▶ **WRITTEN REQUEST**
Count the lines below that contain the word "this". Give only the number.

+++ DATASET EXTRACT

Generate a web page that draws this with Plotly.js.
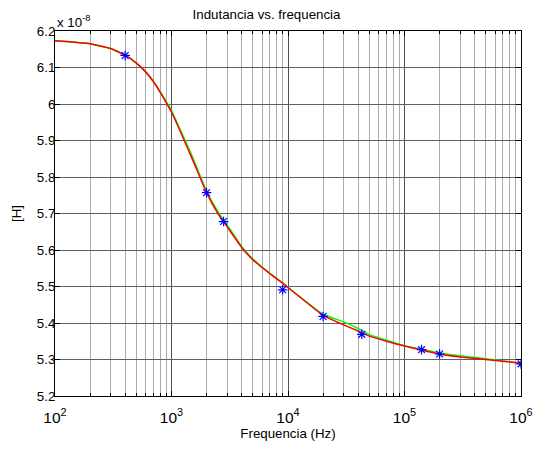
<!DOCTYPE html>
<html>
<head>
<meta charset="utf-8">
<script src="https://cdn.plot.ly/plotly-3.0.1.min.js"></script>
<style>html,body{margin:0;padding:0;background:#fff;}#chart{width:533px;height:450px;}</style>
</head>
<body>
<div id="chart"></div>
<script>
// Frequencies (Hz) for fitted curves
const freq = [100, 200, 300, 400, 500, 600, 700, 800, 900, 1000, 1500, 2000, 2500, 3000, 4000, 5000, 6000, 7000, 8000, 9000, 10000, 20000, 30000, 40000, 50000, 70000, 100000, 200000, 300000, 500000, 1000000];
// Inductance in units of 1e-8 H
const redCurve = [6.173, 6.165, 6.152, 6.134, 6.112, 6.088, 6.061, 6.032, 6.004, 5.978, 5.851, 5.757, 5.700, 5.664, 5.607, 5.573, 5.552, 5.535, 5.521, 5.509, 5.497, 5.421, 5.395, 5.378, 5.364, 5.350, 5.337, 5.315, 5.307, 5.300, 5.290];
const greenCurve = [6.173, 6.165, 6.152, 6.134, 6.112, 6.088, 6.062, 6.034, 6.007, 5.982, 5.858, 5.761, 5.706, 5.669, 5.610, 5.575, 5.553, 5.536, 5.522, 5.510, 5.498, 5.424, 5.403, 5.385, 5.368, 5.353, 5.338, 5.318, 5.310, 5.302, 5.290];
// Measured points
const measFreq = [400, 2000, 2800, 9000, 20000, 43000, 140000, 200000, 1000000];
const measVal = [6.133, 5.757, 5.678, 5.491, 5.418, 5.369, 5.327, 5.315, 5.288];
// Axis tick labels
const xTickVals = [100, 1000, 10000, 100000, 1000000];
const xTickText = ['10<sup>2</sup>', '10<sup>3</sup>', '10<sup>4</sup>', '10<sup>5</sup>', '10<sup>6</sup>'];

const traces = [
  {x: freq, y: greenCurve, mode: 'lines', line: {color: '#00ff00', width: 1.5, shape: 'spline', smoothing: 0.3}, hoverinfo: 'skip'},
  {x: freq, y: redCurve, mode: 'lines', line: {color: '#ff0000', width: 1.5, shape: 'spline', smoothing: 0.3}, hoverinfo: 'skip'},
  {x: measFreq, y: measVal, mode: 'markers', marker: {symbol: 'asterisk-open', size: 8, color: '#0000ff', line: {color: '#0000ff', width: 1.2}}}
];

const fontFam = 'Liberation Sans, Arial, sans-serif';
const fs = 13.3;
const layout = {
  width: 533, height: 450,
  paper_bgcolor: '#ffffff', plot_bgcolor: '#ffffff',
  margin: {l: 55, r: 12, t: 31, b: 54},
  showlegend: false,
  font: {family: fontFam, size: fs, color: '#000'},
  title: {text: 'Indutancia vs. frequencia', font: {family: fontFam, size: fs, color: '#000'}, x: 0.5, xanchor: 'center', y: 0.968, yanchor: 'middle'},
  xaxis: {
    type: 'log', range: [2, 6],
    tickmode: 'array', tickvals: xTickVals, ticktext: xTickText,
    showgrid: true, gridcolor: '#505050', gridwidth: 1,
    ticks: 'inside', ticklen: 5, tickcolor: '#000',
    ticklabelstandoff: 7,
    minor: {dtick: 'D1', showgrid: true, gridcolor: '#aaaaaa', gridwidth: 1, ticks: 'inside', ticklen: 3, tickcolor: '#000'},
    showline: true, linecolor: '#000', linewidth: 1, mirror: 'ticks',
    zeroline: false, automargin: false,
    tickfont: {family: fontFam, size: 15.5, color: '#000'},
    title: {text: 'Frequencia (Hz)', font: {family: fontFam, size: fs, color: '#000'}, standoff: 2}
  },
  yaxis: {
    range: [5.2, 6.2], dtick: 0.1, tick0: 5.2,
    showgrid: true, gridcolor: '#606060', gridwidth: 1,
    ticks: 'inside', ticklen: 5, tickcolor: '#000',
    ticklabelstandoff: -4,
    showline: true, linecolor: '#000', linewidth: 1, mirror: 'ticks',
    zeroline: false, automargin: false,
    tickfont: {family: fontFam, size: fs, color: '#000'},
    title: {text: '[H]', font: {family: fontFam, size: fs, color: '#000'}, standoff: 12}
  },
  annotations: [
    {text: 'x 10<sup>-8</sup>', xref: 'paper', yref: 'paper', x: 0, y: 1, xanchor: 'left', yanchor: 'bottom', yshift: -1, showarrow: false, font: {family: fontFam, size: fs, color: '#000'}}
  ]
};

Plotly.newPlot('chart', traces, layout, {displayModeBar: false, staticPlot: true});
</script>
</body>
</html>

++++++
+++ DATASET EXTRACT

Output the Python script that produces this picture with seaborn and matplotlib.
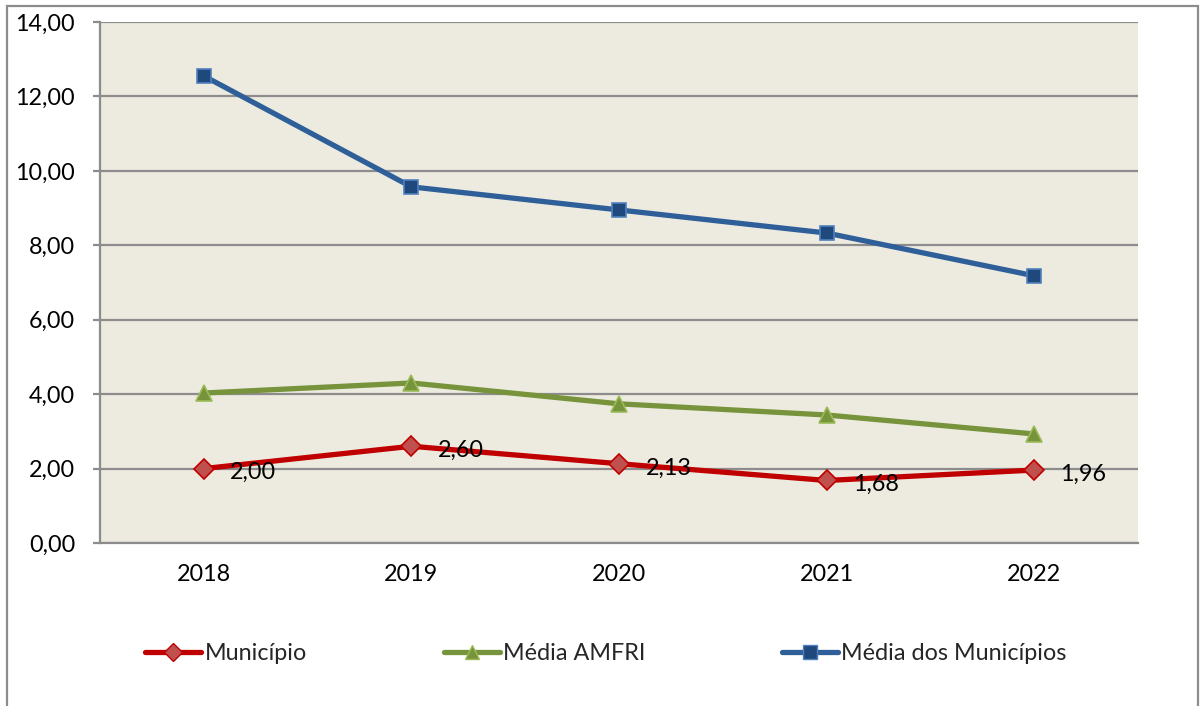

++++++

▶ **IN RESPONSE**
2